As we travel through life we learn techniques for dealing with other people. We learn those techniques from parents, friends, teachers, characters in books, movies, TV, and experience. Sometimes we make it up and try something new just to see what happens.
When I was a young girl I watched a lot of old romantic movies. I saw that when a man was rude to a woman, she would whip out her best coping technique: a quick slap in the face. The man always laughed, behaved better, and then fell in love with her.
When I was in junior high school, a boy said something I didn’t like. I remembered my movie lesson and slapped him in the face.
To my horror, he slapped me right back!
I instantly learned that movies aren’t real life, and slapping is a bad idea.
Some people learn techniques that work in a few situations but are not very good in the long run. One such technique is emotional blackmail.
Maggie (not her real name) lived with her single daughter and grandchildren. They all struggled to make ends meet. Maggie’s son, Peter, age 45, moved in with them over a year ago.
Peter had damaged his body and brain with chronic drug abuse. Although he no longer used illegal substances, he was on several prescriptions for anti-depressants and anti-anxieties. He held jobs for brief periods but always lost them due to absenteeism, illness, lateness, anger, you name it.
By the time Maggie came to me, she was penniless and in debt because of Peter. His most recent excuse for not having a job was his car. It wouldn’t work and he had no money to fix it. Maggie had already given Peter a couple of thousand dollars to fix this same miserable car.
“Tell him to get a job or leave the house,” I advised Maggie. “Don’t give Peter any more money.”
“But he’ll die if I don’t support him,” Maggie wailed.
“I believe he’ll do what he has to,” I said. “He’s a skilled auto mechanic.”
“But he needs a car to get to a job,” Maggie reasoned. “If I throw Peter out, he’ll sleep on the street. He could die of hypothermia. Someone might murder him. The pressure I put on him will make him depressed and he’ll kill himself.”
Peter had always used this emotional blackmail with his mother and it always worked like a charm.
“I suppose Peter could die if you throw him out,” I said heartlessly. “But it’s highly unlikely.
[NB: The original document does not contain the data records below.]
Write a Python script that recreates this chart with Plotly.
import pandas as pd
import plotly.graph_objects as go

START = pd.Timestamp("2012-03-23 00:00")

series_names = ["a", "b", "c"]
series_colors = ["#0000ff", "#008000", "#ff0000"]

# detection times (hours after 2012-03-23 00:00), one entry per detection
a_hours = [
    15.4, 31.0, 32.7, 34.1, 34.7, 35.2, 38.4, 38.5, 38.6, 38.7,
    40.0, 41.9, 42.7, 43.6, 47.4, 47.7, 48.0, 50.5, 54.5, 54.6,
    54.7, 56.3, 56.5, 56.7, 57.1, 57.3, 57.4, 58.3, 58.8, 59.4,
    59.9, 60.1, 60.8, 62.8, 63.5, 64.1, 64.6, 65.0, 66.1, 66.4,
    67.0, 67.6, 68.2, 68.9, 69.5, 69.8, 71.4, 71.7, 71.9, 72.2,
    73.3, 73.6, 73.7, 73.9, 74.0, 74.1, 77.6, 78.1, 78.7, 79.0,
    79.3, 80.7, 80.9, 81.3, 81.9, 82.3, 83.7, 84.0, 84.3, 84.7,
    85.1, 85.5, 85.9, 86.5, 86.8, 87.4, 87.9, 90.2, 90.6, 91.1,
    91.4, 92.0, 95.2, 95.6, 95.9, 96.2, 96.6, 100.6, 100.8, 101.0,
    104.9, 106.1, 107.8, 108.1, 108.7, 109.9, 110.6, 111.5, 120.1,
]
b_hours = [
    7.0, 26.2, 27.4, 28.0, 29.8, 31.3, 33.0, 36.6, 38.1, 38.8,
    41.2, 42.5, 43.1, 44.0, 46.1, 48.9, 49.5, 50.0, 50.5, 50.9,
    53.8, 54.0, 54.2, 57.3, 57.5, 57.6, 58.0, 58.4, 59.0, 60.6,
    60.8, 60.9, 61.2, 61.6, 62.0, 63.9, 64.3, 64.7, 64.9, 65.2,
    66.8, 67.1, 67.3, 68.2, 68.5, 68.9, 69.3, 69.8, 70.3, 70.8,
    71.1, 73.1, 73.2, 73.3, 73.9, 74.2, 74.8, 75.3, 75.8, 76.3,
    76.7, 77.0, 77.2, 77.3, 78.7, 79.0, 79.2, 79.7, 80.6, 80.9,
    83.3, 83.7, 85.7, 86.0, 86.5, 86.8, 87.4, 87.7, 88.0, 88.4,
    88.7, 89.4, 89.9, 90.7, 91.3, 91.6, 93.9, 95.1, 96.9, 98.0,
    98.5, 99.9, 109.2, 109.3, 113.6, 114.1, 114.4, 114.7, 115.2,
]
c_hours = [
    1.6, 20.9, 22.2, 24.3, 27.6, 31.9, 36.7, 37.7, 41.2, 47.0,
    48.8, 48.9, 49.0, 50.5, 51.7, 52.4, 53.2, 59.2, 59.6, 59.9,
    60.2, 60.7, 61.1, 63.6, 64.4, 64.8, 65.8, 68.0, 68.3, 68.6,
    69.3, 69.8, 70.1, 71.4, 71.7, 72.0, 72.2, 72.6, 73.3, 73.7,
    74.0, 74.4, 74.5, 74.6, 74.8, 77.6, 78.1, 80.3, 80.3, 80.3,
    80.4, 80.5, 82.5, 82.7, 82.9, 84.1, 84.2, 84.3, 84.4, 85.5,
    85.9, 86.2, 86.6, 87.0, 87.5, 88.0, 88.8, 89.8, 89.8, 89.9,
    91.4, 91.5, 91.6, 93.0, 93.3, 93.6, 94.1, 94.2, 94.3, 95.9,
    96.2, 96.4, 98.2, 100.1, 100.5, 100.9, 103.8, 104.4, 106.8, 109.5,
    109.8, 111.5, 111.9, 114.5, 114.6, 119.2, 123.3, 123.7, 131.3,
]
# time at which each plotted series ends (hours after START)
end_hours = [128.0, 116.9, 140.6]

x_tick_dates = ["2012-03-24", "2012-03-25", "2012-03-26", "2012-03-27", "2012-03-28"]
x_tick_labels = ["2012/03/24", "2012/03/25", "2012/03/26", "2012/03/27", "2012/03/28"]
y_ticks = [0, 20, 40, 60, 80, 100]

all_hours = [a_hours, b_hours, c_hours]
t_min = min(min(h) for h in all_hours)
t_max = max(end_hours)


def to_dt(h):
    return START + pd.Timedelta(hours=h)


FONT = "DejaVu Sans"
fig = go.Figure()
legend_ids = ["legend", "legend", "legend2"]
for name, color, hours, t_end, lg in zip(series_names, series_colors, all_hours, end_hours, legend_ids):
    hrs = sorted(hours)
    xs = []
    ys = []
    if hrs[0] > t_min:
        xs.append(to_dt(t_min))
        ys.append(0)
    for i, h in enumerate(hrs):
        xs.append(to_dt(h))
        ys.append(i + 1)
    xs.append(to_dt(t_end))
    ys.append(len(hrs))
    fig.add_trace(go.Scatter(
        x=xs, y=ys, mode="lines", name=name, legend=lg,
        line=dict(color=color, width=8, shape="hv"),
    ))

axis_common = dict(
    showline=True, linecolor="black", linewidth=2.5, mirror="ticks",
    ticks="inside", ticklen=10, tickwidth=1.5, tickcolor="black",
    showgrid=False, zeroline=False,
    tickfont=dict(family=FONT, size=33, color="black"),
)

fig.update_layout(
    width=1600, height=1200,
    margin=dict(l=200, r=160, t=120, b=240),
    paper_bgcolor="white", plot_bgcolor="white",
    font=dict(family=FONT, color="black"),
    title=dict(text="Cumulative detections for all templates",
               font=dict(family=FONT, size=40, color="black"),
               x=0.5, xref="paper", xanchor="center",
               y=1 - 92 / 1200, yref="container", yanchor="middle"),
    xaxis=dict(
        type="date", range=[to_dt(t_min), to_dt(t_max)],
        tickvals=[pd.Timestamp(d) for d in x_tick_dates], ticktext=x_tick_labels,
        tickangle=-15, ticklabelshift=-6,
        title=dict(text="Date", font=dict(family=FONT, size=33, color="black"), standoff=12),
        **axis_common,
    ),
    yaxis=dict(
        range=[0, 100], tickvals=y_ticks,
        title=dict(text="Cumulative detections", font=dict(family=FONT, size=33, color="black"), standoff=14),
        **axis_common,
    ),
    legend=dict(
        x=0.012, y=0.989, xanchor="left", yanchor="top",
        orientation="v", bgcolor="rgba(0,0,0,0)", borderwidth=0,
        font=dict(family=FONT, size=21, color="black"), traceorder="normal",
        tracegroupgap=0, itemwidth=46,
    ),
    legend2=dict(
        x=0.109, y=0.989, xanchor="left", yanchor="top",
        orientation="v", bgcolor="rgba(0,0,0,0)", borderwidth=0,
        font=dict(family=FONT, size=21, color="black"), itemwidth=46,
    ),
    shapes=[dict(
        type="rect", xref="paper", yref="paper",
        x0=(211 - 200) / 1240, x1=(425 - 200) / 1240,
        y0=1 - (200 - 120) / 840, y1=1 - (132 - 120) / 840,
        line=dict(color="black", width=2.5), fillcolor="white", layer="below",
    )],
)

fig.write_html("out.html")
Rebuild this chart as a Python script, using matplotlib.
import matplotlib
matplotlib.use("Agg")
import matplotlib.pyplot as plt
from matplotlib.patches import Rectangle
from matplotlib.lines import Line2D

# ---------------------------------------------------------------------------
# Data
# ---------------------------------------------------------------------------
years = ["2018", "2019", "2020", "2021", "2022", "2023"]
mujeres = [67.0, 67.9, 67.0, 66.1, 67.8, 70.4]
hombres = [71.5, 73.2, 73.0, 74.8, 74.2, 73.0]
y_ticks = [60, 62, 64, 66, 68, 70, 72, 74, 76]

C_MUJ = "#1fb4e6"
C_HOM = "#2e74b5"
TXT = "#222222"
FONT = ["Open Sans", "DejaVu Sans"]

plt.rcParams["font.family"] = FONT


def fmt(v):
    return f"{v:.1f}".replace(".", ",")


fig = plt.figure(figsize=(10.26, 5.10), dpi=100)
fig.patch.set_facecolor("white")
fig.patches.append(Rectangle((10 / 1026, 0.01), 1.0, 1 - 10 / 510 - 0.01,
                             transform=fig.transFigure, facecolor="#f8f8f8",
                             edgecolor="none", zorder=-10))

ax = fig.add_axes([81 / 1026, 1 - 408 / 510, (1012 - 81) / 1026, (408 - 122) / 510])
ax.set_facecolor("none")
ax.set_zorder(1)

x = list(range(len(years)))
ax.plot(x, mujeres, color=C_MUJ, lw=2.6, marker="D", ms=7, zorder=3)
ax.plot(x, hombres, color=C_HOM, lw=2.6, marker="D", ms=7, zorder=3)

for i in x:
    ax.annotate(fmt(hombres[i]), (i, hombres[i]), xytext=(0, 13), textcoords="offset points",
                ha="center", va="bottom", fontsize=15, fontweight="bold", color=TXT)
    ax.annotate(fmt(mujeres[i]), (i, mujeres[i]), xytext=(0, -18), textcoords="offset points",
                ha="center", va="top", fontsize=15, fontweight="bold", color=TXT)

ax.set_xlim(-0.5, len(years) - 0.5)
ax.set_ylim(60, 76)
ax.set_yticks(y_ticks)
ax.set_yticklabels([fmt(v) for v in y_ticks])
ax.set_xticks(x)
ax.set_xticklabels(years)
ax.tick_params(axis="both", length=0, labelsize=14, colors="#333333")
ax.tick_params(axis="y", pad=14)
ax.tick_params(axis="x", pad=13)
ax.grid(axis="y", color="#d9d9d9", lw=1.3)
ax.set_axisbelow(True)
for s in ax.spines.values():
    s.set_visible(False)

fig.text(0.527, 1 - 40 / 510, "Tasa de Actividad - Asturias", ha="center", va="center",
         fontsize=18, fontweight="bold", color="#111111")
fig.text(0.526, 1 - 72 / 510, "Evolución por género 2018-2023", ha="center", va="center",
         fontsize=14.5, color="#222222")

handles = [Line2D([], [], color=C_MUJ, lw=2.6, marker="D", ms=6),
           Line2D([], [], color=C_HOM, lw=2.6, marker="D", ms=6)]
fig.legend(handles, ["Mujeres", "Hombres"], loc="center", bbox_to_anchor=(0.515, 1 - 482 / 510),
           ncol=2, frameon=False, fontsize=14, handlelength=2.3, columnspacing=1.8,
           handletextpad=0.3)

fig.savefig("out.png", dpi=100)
What is true is that you and your daughter will end up homeless if you keep giving Peter money. One thing is for sure, he will never learn to stand on his own two feet unless you stop bailing him out.”
After months and months of counseling, Maggie gave Peter the ultimatum. “Leave this house today,” she told him. “Don’t come back until you can contribute money to the family.”
Peter left. Did he die from sleeping in his cold car? Was he murdered? Did he kill himself?
He came back 5 hours later, beaming. “I took a long walk,” he said, “and got a job at an auto repair shop close to the house. I start tomorrow.” A week later, Maggie received Peter’s first paycheck. Happy ending.
Not every emotional blackmail story has a happy ending. (And I’m only heartless when it’s absolutely necessary.)
Early in my marriage, my husband insisted on buying yet another expensive video game system. I told him that we couldn’t afford it. We needed to save for the future.
He yelled, “Then I’m not eating dinner!”
I was stunned. What kind of threat was that? I didn’t care whether he ate or not. Why did he think it would bother me? Next week, when we visited his parents’ house, I understood.
My mother-in-law was bothering my husband about something she wanted him to do.
“If you don’t stop nagging me,” he shouted at her, “then I’m not eating dinner!”
His mother threw up her hands and cried, “No, please! Eat! I’ll do whatever you want! Eat!”
My husband learned an emotional blackmail technique that worked with only one person in the world — his mother.
A few years later, by the way, he wasn’t my husband any more.